(STORED DATA)
□ □ □ □

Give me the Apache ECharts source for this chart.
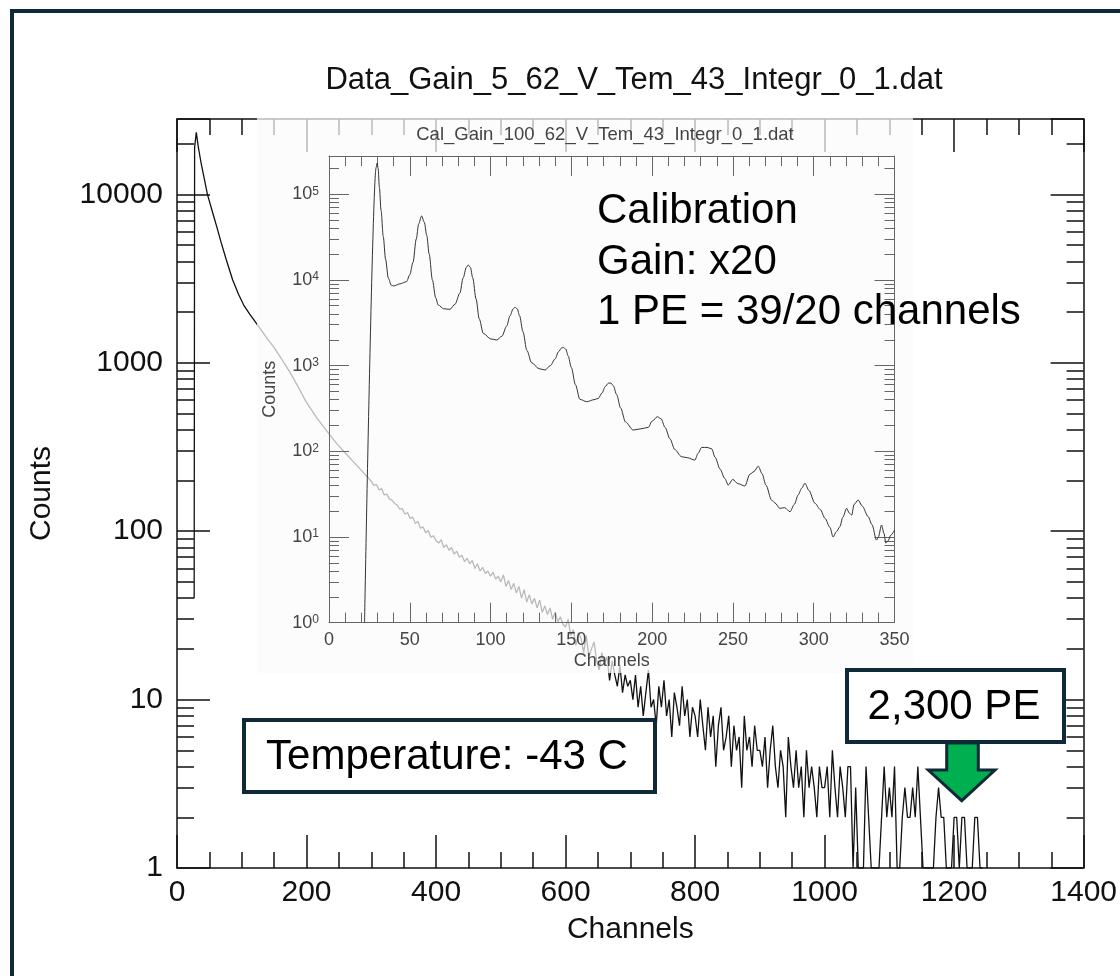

□ □ □ □

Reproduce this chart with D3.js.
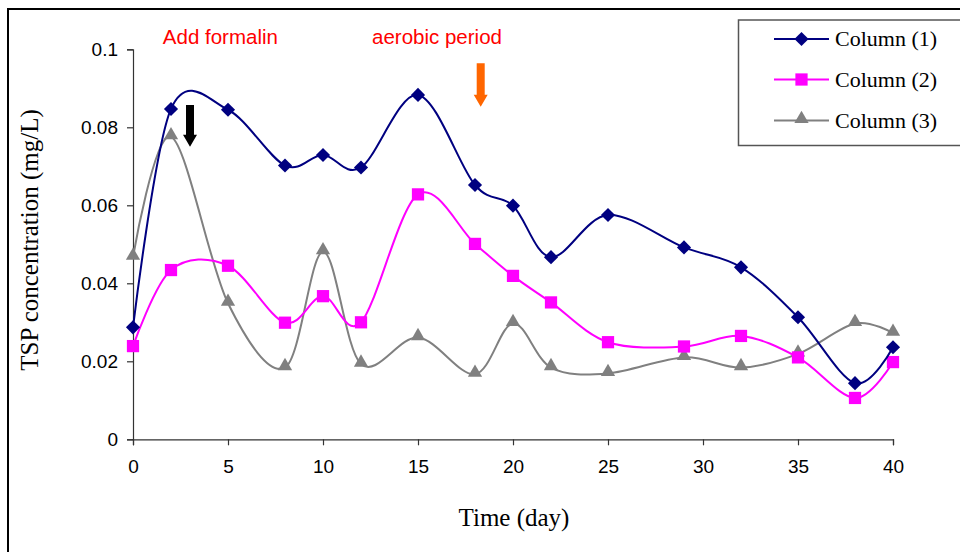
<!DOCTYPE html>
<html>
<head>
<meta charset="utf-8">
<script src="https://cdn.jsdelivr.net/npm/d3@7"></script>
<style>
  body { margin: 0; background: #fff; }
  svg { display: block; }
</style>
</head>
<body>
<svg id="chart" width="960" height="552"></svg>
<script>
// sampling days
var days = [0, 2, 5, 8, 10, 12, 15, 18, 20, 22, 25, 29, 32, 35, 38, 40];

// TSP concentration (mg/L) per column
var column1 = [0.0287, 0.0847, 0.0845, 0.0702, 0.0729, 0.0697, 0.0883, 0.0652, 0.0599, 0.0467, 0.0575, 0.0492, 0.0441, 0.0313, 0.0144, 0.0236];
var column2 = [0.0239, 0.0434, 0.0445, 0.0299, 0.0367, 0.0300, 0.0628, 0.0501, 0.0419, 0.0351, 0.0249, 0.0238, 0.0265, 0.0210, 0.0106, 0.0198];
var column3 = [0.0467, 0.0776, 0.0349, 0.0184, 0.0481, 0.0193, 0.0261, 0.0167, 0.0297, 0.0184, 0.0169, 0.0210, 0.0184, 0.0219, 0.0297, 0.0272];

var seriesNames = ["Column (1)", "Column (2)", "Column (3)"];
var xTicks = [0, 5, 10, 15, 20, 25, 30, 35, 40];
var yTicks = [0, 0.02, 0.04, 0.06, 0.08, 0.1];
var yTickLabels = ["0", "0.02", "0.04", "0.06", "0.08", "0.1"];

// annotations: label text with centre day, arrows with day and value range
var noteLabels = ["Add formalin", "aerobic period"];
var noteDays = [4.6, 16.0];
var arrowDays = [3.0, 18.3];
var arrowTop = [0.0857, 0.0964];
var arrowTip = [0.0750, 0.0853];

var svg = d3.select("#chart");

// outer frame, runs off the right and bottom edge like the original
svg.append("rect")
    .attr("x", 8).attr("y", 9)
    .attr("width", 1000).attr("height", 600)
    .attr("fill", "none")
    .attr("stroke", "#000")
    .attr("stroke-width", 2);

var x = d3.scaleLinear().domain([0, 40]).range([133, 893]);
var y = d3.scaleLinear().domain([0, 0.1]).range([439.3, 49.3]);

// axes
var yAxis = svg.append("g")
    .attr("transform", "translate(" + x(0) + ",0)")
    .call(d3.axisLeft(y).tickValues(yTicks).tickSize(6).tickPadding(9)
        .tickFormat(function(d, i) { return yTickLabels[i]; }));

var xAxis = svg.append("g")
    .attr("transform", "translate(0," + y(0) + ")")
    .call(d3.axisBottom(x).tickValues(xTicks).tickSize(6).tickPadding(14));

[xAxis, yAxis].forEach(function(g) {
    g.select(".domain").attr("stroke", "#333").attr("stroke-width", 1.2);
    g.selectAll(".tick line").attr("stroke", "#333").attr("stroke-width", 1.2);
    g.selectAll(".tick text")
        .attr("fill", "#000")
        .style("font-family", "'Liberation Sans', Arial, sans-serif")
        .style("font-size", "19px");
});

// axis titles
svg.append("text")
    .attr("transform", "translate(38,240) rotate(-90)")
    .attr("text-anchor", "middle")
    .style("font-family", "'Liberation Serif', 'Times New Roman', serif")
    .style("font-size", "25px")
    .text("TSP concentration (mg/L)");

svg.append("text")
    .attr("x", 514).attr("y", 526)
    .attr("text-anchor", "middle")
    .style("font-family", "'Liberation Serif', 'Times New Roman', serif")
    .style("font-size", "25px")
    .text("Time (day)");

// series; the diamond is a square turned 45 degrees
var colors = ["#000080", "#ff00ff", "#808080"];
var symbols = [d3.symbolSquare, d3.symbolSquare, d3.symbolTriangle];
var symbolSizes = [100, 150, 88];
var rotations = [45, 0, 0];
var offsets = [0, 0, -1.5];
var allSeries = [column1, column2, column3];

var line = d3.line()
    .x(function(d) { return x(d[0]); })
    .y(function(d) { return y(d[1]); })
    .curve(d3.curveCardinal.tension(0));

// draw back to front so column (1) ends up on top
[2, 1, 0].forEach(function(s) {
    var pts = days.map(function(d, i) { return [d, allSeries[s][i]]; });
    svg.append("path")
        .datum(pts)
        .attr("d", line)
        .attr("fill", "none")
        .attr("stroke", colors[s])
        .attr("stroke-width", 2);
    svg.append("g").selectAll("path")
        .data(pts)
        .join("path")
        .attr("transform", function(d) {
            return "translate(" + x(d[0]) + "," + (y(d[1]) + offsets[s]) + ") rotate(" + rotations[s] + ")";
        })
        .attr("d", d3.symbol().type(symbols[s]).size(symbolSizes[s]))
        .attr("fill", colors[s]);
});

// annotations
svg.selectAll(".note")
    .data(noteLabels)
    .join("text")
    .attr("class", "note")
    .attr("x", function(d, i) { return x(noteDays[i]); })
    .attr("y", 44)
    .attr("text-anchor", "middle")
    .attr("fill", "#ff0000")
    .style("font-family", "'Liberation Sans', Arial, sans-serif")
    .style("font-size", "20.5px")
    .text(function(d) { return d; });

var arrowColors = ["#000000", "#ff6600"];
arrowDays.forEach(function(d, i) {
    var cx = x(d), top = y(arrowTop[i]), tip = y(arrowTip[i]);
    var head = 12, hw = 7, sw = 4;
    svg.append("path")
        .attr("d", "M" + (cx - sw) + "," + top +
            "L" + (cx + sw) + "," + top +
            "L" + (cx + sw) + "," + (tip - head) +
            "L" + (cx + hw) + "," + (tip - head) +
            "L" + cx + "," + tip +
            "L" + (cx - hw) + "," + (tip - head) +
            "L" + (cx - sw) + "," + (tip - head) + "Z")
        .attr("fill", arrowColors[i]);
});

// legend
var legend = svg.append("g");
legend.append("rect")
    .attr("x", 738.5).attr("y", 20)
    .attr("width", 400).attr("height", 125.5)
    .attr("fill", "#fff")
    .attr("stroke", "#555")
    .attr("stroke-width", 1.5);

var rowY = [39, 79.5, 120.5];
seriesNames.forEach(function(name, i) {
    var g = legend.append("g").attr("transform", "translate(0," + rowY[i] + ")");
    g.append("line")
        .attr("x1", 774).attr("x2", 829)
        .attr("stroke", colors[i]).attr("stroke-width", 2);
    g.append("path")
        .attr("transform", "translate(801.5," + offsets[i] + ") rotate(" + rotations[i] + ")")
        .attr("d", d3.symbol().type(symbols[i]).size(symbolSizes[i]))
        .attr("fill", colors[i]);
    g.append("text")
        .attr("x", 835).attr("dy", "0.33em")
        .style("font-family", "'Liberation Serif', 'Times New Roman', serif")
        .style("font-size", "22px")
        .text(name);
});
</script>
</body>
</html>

□ □ □ □

(GIVEN INSTRUCTION) Without the pictures, give again only the lines beginning at the line that contains "Reproduce this chart with D3.js." and stopping after the line that contains "0.0219, 0.0297, 0.0272];", exactly as written.

(RESULT OF THE TASK)
Reproduce this chart with D3.js.
<!DOCTYPE html>
<html>
<head>
<meta charset="utf-8">
<script src="https://cdn.jsdelivr.net/npm/d3@7"></script>
<style>
  body { margin: 0; background: #fff; }
  svg { display: block; }
</style>
</head>
<body>
<svg id="chart" width="960" height="552"></svg>
<script>
// sampling days
var days = [0, 2, 5, 8, 10, 12, 15, 18, 20, 22, 25, 29, 32, 35, 38, 40];

// TSP concentration (mg/L) per column
var column1 = [0.0287, 0.0847, 0.0845, 0.0702, 0.0729, 0.0697, 0.0883, 0.0652, 0.0599, 0.0467, 0.0575, 0.0492, 0.0441, 0.0313, 0.0144, 0.0236];
var column2 = [0.0239, 0.0434, 0.0445, 0.0299, 0.0367, 0.0300, 0.0628, 0.0501, 0.0419, 0.0351, 0.0249, 0.0238, 0.0265, 0.0210, 0.0106, 0.0198];
var column3 = [0.0467, 0.0776, 0.0349, 0.0184, 0.0481, 0.0193, 0.0261, 0.0167, 0.0297, 0.0184, 0.0169, 0.0210, 0.0184, 0.0219, 0.0297, 0.0272];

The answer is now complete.